About Us

The Communications Hub for Empowering Distributed Cloud Computing Applications and Research (CHEDDAR) is a new hub dedicated to advancing future communications, and funded by the Engineering and Physical Sciences Research Council (EPSRC) – part of UK Research and Innovation (UKRI).

CHEDDAR is part of a wider c. £40m EPSRC-UKRI investment in the communications technologies of tomorrow: CHEDDAR, TITAN, and HASC are three trailblazing platforms, each initially receiving funding of £3m, they have been put in place to develop innovations in communications systems, while connecting the wider academic, business, and international communities. Please refer to the EPSRC press release for further details: 

https://www.ukri.org/news/6m-boost-for-the-communications-technologies-of-tomorrow

CHEDDAR lies on the interface between communications fundamentals and infrastructures that serve our many communities. Bringing together a spectrum of experts, CHEDDAR aims to build a network that will provide the step change in research and be agile to address new opportunities as they arise.

The CHEDDAR Hub is being led by Imperial College London, and its core partner universities include the Universities of Cranfield, Durham, Glasgow, Leeds, and York.

Research Themes

One of CHEDDAR’s key objectives is to research, design and derive proofs-of-concept of the 6G technologies that will support edge-fog-cloud continuum of computation through three thematic pillars:

        1. Emergent systems: emergence, encompassing network embedded sensing & intelligence, and the support of emerging methods of computation from autonomy to quantum. Read more…
        2. Sustainable systems: sustainability of device, algorithms, data pipelines and service integration, green-by-design. Read more…
        3. Human-centric systems: human-centric design with trust, security, privacy, resilience, interpretability, transparency, and equitability. Read more…

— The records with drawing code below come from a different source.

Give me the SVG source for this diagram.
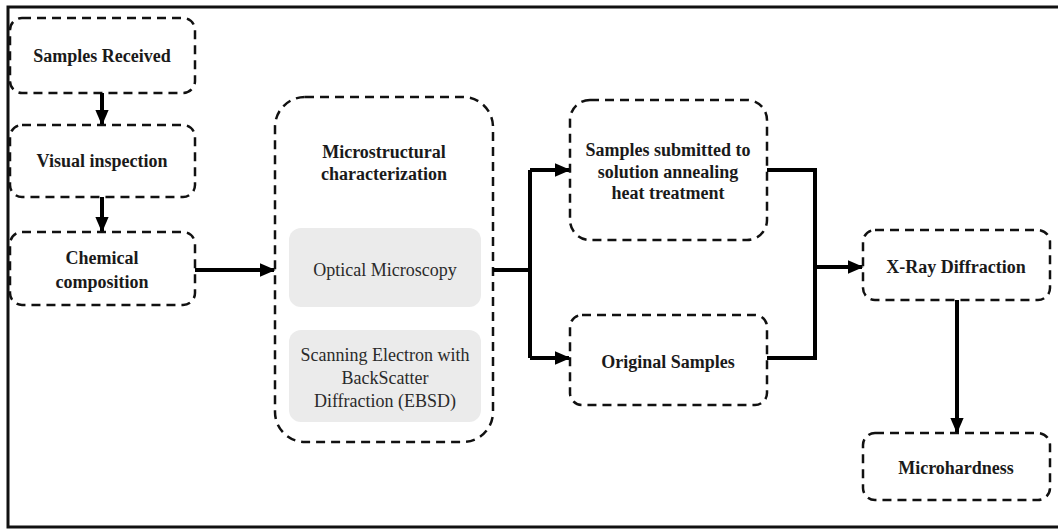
<svg xmlns="http://www.w3.org/2000/svg" width="1058" height="529" viewBox="0 0 1058 529">
<defs>
<style>
.box{fill:#fff;stroke:#111;stroke-width:2.5;stroke-dasharray:9 6}
.sub{fill:#ebebeb;stroke:none}
.t{font-family:"Liberation Serif","Times New Roman",serif;font-size:18px;font-weight:bold;fill:#1a1a1a;text-anchor:middle}
.r{font-family:"Liberation Serif","Times New Roman",serif;font-size:18px;fill:#2a2a2a;text-anchor:middle}
.c{fill:none;stroke:#000;stroke-width:4}
</style>
<marker id="ah" markerWidth="4" markerHeight="3.4" refX="3.6" refY="1.7" orient="auto" markerUnits="strokeWidth">
<path d="M0,0 L4,1.7 L0,3.4 z" fill="#000"/>
</marker>
</defs>
<rect width="1058" height="529" fill="#fff"/>
<path d="M1060,7 H8 V527 H1060" fill="none" stroke="#111" stroke-width="3"/>
<g id="n1"><rect class="box" x="10" y="18" width="185" height="75" rx="12"/><text class="t" x="102" y="62">Samples Received</text></g>
<g id="n2"><rect class="box" x="10" y="125" width="185" height="72" rx="12"/><text class="t" x="102" y="167">Visual inspection</text></g>
<g id="n3"><rect class="box" x="10" y="232" width="185" height="73" rx="12"/><text class="t" x="102" y="264">Chemical</text><text class="t" x="102" y="288">composition</text></g>
<g id="n4"><rect class="box" x="275" y="97" width="218" height="345" rx="30"/>
<text class="t" x="384" y="158">Microstructural</text><text class="t" x="384" y="180">characterization</text>
<rect class="sub" x="289" y="228" width="192" height="79" rx="12"/><text class="r" x="385" y="276">Optical Microscopy</text>
<rect class="sub" x="289" y="330" width="192" height="92" rx="12"/>
<text class="r" x="385" y="361">Scanning Electron with</text><text class="r" x="385" y="384">BackScatter</text><text class="r" x="385" y="407">Diffraction (EBSD)</text></g>
<g id="n5"><rect class="box" x="570" y="100" width="197" height="140" rx="20"/>
<text class="t" x="668" y="156">Samples submitted to</text><text class="t" x="668" y="178">solution annealing</text><text class="t" x="668" y="199">heat treatment</text></g>
<g id="n6"><rect class="box" x="570" y="315" width="197" height="90" rx="12"/><text class="t" x="668" y="368">Original Samples</text></g>
<g id="n7"><rect class="box" x="863" y="230" width="187" height="70" rx="12"/><text class="t" x="956" y="273">X-Ray Diffraction</text></g>
<g id="n8"><rect class="box" x="863" y="433" width="187" height="67" rx="12"/><text class="t" x="956" y="474">Microhardness</text></g>
<g id="connectors">
<path class="c" d="M102,93 V124" marker-end="url(#ah)"/>
<path class="c" d="M102,197 V231" marker-end="url(#ah)"/>
<path class="c" d="M195,270 H274" marker-end="url(#ah)"/>
<path class="c" d="M493,270 H530"/>
<path class="c" d="M530,170 V358"/>
<path class="c" d="M530,170 H569" marker-end="url(#ah)"/>
<path class="c" d="M530,358 H569" marker-end="url(#ah)"/>
<path class="c" d="M767,170 H815 V358 H767"/>
<path class="c" d="M815,267 H862" marker-end="url(#ah)"/>
<path class="c" d="M957,300 V432" marker-end="url(#ah)"/>
</g>
</svg>
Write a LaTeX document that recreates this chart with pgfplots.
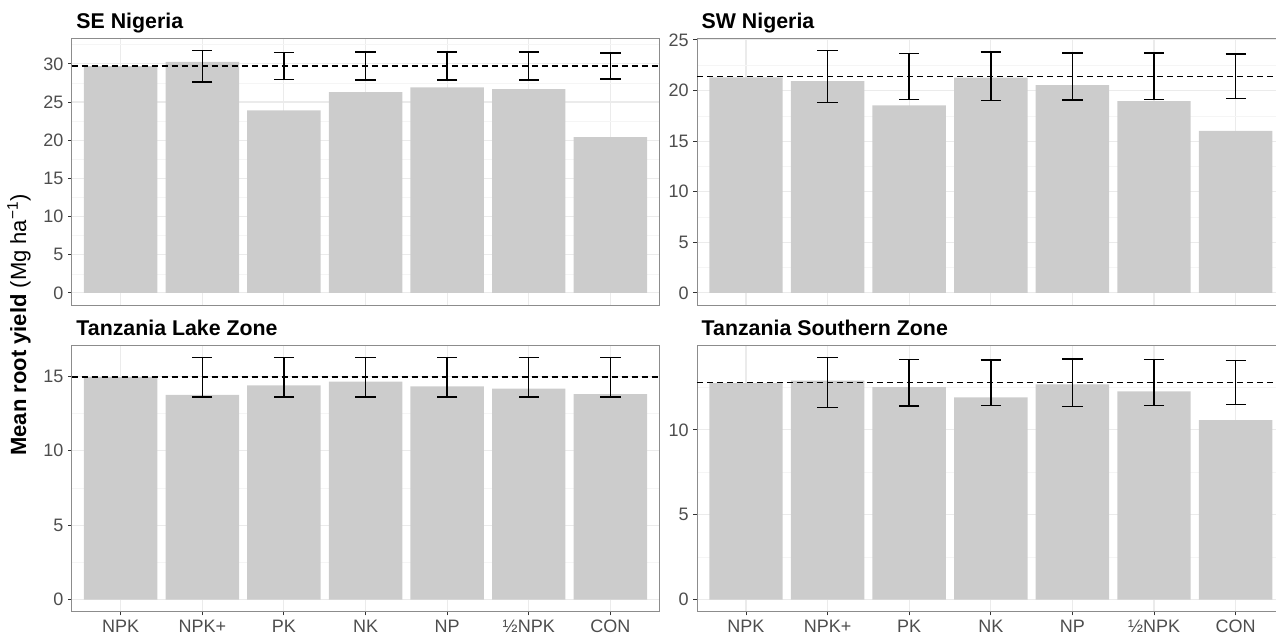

We categorise the challenge domains as:

  1. Critical Infrastructure (including Grid, Transport, Water, Tracking/Logistics, Precision Agri, etc.) that bring safety and security requirements but also new demands due to high-interaction control/feedback loops and growing autonomy.
  2. There are new challenges to provide a compute continuum that network together; ground, maritime, air, and space computing capabilities providing on-demand edge computing.
  3. Increasing usage of robotics and the need for continuous monitoring of next generation manufacturing systems requires new ways of integrating different communications systems and time-engineered networks where determinism is a key requirement.
  4. Health and Medical technologies add the conflicting requirements of mobility, safety, security, and privacy as well as increasing demands for bandwidth, edge processing and flow management. The 3 domains are complemented by blue-sky and pilot research funded as part of the hub. Our projects are designed such that multiple partners contribute towards a single project to create critical mass around each of these research topics delivering true impact.